Re: 4.3.90 release candidate segfaults on linux and solaris
> On 2022-09-24 17:19, Paul Smith wrote: > > On Sat, 2022-09-24 at 09:36 +0200, Denis Excoffier wrote: >> In my specific configuration (under linux, with --disable-nls, >> --disable-load, without using -j, using 'env -i make -d -n'), a >> segfault always occurs around line 118 of src/expand.c: >> >> My linux is old (2.6.32), > > The kernel version is not very interesting for a userspace program like > GNU make.
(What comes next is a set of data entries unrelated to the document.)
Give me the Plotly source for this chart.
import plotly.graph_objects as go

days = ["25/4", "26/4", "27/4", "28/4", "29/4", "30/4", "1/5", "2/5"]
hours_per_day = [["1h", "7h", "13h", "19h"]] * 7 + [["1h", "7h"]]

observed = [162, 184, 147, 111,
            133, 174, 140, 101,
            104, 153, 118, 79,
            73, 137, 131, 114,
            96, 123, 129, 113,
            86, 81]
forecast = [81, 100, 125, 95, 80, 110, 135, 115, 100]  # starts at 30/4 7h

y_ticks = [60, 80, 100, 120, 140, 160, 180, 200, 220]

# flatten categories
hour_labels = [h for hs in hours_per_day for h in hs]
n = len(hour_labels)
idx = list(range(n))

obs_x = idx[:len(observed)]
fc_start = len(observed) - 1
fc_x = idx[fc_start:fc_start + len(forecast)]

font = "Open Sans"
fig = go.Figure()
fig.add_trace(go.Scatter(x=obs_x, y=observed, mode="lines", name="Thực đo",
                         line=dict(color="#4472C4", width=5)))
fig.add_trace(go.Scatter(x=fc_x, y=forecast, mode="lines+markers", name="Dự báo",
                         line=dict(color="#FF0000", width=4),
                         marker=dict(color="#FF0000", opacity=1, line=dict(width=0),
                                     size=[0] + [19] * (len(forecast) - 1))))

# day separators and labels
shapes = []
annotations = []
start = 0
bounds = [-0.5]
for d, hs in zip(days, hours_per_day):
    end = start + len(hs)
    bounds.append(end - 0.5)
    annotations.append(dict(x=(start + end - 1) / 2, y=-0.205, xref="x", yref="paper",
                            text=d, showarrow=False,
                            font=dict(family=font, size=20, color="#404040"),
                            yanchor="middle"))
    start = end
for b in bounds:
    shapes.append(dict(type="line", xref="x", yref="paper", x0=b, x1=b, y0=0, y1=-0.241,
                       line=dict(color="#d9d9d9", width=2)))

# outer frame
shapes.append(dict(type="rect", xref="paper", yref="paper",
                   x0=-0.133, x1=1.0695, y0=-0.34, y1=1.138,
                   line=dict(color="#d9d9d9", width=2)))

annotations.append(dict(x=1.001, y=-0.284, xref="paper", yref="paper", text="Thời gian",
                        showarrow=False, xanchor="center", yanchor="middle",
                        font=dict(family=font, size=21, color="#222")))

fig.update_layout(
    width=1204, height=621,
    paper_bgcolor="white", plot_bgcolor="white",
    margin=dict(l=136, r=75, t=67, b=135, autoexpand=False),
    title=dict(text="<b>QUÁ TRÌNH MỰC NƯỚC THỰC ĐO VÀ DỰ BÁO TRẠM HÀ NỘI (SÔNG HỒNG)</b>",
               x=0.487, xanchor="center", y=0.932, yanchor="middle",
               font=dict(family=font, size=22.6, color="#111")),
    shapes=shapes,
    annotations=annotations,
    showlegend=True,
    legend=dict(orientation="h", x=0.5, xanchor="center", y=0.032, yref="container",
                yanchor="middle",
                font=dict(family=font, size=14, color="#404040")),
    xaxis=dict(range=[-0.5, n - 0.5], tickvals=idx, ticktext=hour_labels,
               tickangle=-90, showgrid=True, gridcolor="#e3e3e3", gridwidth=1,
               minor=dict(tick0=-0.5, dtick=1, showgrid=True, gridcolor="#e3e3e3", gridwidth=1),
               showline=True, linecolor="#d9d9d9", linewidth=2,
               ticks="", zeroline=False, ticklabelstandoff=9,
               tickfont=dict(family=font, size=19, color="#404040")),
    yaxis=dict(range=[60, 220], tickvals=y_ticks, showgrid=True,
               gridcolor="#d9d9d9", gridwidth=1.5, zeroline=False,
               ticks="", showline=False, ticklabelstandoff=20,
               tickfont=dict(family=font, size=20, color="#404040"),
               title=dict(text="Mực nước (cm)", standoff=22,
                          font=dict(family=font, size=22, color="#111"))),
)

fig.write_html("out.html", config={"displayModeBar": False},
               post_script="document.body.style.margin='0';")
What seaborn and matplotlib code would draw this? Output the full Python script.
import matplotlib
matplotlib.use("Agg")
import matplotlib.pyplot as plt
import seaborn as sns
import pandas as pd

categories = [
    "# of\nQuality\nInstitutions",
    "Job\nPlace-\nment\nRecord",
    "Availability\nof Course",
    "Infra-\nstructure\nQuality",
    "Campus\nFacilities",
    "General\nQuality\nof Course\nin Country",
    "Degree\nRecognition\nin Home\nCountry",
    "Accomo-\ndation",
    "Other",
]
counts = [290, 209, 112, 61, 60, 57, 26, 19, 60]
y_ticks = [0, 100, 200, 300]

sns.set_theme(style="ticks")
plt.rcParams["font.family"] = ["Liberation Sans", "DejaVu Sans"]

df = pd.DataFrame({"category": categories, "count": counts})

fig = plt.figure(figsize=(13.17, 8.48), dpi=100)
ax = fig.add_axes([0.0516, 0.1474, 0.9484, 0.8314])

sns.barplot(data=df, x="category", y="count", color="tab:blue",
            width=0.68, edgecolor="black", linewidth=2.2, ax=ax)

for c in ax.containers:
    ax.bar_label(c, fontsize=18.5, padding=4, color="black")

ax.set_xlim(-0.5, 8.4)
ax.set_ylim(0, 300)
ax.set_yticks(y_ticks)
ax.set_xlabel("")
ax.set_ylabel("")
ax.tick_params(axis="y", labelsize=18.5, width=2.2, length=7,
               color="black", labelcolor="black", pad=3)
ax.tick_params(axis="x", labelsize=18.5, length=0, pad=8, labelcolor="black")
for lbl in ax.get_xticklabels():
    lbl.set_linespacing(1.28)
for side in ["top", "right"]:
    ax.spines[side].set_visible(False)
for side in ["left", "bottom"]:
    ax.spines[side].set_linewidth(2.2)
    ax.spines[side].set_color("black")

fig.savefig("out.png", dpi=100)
But, it would be interesting if you could provide the > version of libc you are using; on my system I can use: > > ~$ /lib/x86_64-linux-gnu/libc.so.6 --version | head -n1 > > You can find the library by running "ldd make | grep libc' > > It's also interesting you're running with "env -i" that seems like it > might be related. Do you get the crash if you run without that? > > A quick check on my system was not able to show any issues using the > same setup as you, even building make with ASAN. I will review the > code especially around memory handling in the child structures to see > if I can find an error by inspection. % ldd make linux-gate.so.1 (0xb76e4000) libc.so.6 => /lib/i386-linux-gnu/libc.so.6 (0xb7565000) /lib/ld-linux.so.2 (0xb76e5000) % /lib/i386-linux-gnu/libc.so.6 --version | head -2 GNU C Library (Debian GLIBC 2.19-18+deb8u10) stable release version 2.19, by Roland McGrath et al. Copyright (C) 2014 Free Software Foundation, Inc. % The segfault also occurs without ‘env -i’. I was just trying to minimize the number of entries in the environment. In any case make seems to always add a few ones by default (like MAKEFLAGS etc.). The crashes in solaris and linux are so similar, and go away also so similarly, that i would primarily think about size of types. Under cygwin and MacOS all sizes (pointers, long int, size_t, SIZE_MAX, time_t) are 8, while under (this) solaris and (this) linux all sizes are 4. Only size of int is 4 on all. Regards, Denis Excoffier.
Re: 4.3.90 release candidate segfaults on linux and solaris
On Sat, 2022-09-24 at 09:36 +0200, Denis Excoffier wrote: > In my specific configuration (under linux, with --disable-nls, > --disable-load, without using -j, using 'env -i make -d -n'), a > segfault always occurs around line 118 of src/expand.c: > > My linux is old (2.6.32), The kernel version is not very interesting for a userspace program like GNU make. But, it would be interesting if you could provide the version of libc you are using; on my system I can use: ~$ /lib/x86_64-linux-gnu/libc.so.6 --version | head -n1 You can find the library by running "ldd make | grep libc' It's also interesting you're running with "env -i" that seems like it might be related. Do you get the crash if you run without that? A quick check on my system was not able to show any issues using the same setup as you, even building make with ASAN. I will review the code especially around memory handling in the child structures to see if I can find an error by inspection.